Jessica was born in the US, grew up in Colombia, moved back to the US.  When thinking about her identity she describes herself as Jewish, a psychologist, a woman, a wife, a mother, American and Colombian. Growing up in the tight-knit Colombian Jewish community, she became very attached to her Jewish traditions and to Colombia’s culture, food, music, and beautiful handcrafted goods. While living in Colombia, she had the opportunity to work in impoverished communities, where she saw first-hand the suffering of hard-working people from disadvantaged backgrounds.  She has been a community activist, very interested in Social Justice her whole life.  

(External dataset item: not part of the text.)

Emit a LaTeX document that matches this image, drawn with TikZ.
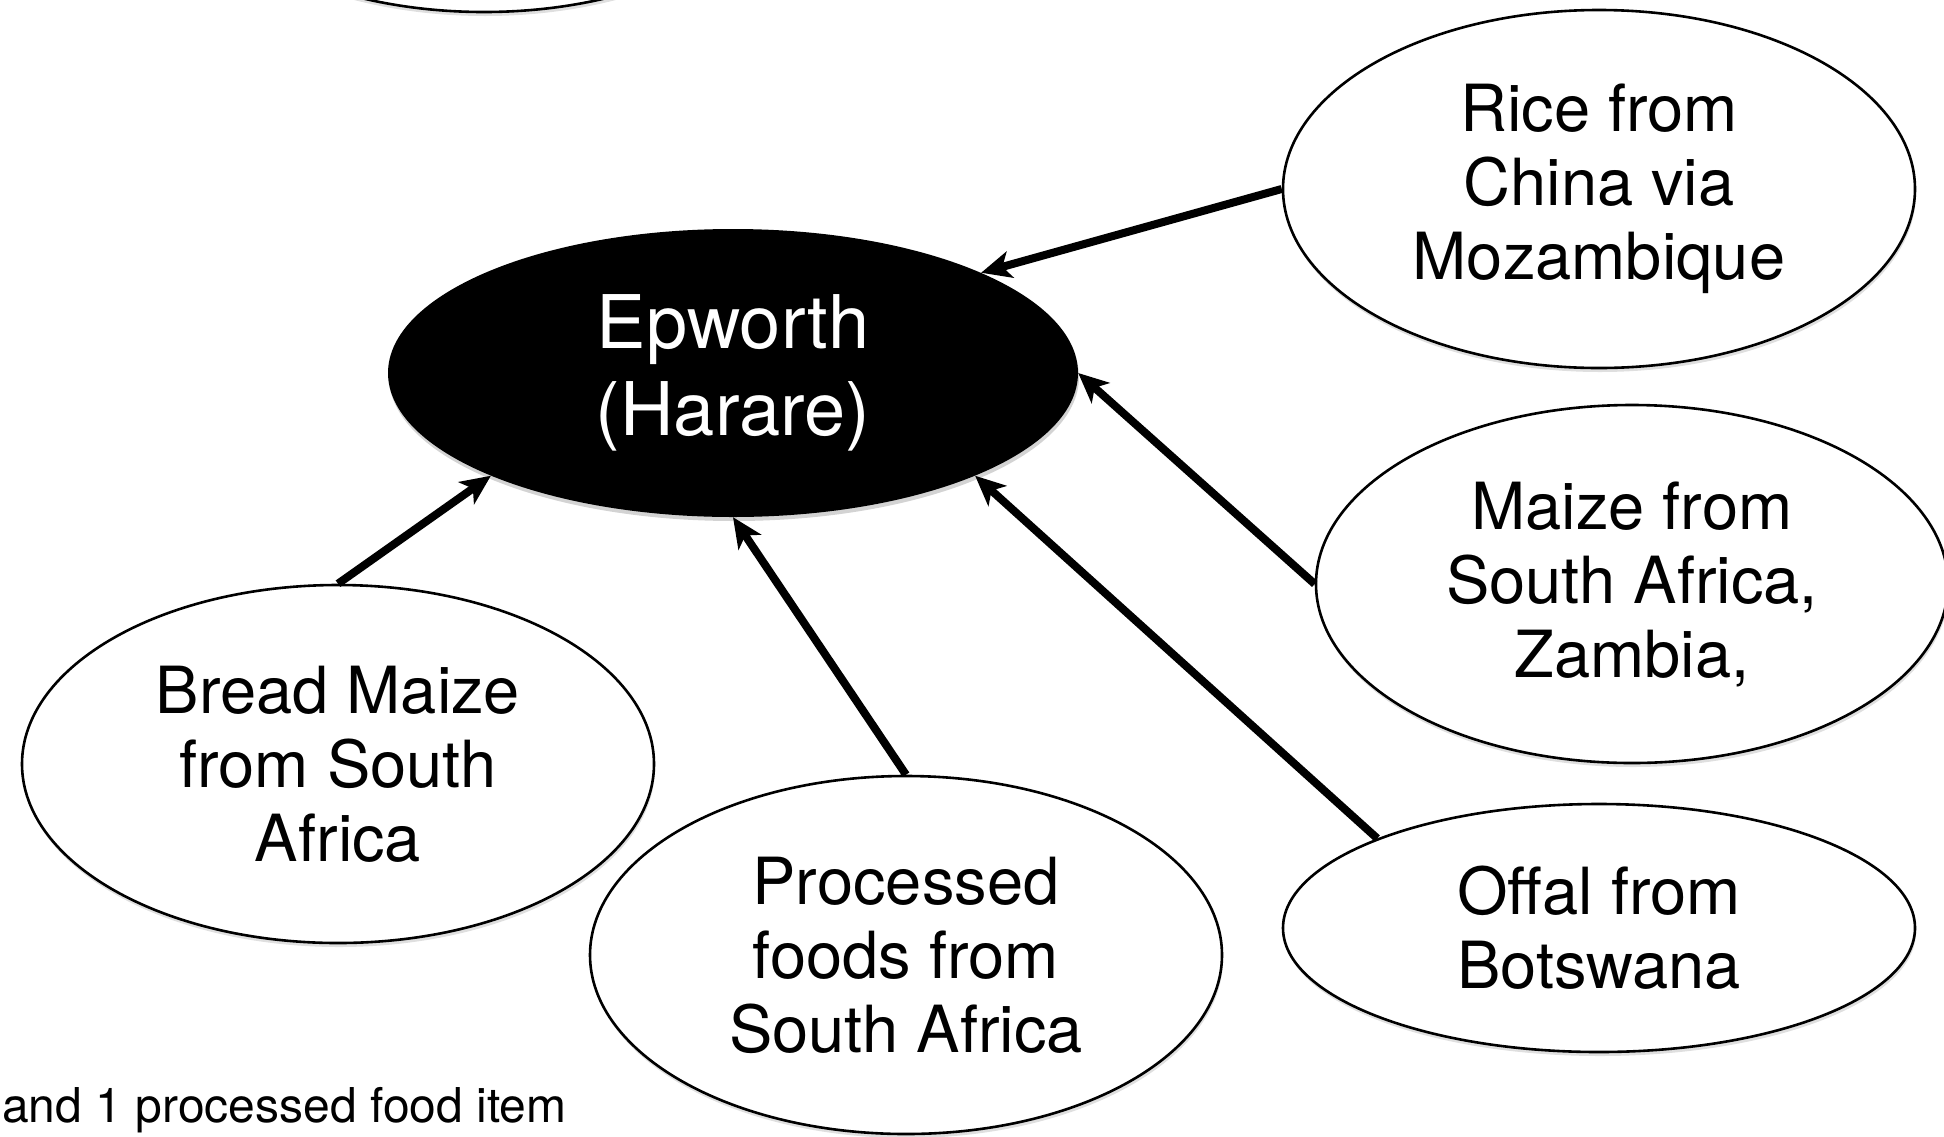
\documentclass[tikz,border=0pt]{standalone}
\usepackage{fontspec}
\setmainfont{TeX Gyre Heros}
\usetikzlibrary{shapes.geometric, positioning, arrows.meta, shadows}
\tikzset{x=1pt, y=1pt, % One unit is one pixel of the slide
source/.style={ % Sets the properties for each supply ellipse
ellipse, draw, line width=2.6pt, fill=white,
inner sep=0pt, align=center,
minimum width=632, minimum height=358,
font=\fontsize{65}{74}\selectfont,
drop shadow={shadow xshift=1pt, shadow yshift=-4pt, opacity=.25}},
city/.style={ % The destination in the middle
ellipse, fill=black, text=white,
inner sep=0pt, align=center,
minimum width=690, minimum height=288,
font=\fontsize{74}{87}\selectfont,
drop shadow={shadow xshift=1pt, shadow yshift=-4pt, opacity=.35}},
every edge/.style={ % Sets the properties for each flow
draw, -{Stealth[length=30pt, width=27pt, inset=8pt]},
line width=8pt}}

\begin{document}
\begin{tikzpicture}
    \useasboundingbox (0,0) rectangle (1944,-1136);

    \node[source] (top) at (484,167) {};
    \node[city] (epw) at (733,-373) {Epworth\\(Harare)};
    \node[source] (rice) at (1599,-189) {Rice from\\China via\\Mozambique};
    \node[source] (maize) at (1632,-584) {Maize from\\South Africa,\\Zambia,};
    \node[source] (bread) at (338,-764) {Bread Maize\\from South\\Africa};
    \node[source] (proc) at (906,-955) {Processed\\foods from\\South Africa};
    \node[source, minimum height=248] (offal) at (1599,-928) {Offal from\\Botswana};

    \draw (rice.west) edge (epw.22);
    \draw (maize.west) edge (epw.east);
    \draw (offal.158) edge (epw.337);
    \draw (proc.north) edge (epw.south);
    \draw (bread.north) edge (epw.203);

    \node[anchor=base west, inner sep=0pt, font=\fontsize{48}{54}\selectfont]
        (note) at (2,-1122) {and 1 processed food item};

\end{tikzpicture}
\end{document}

She came to Ikku in a period of transition in her life.  She had moved, and was left wondering “what she wanted to be when she grew up” when she happened to talk to her dear friend Karen who lives in Guatemala.  

Tuk Tuk

Karen, who was born in Medellin, Colombia and later moved to Bogota, came from a diverse Jewish background from a Sephardi mother and an Ashkenazi father.  Because of this, she had learned at an early age, that it is possible to meld traditions that are important to you, when your primary concern is love and family.  After becoming a dentist in Bogota, she went to a small rural community to do a social service year. Though she was aware of the existence of poverty; living within this community made her more sensitive to the extent of this poverty, the lack of resources and the impact that just one individual can make through their job.  Though strongly identified with her Jewish identity, Karen also identified strongly with Colombia and its culture.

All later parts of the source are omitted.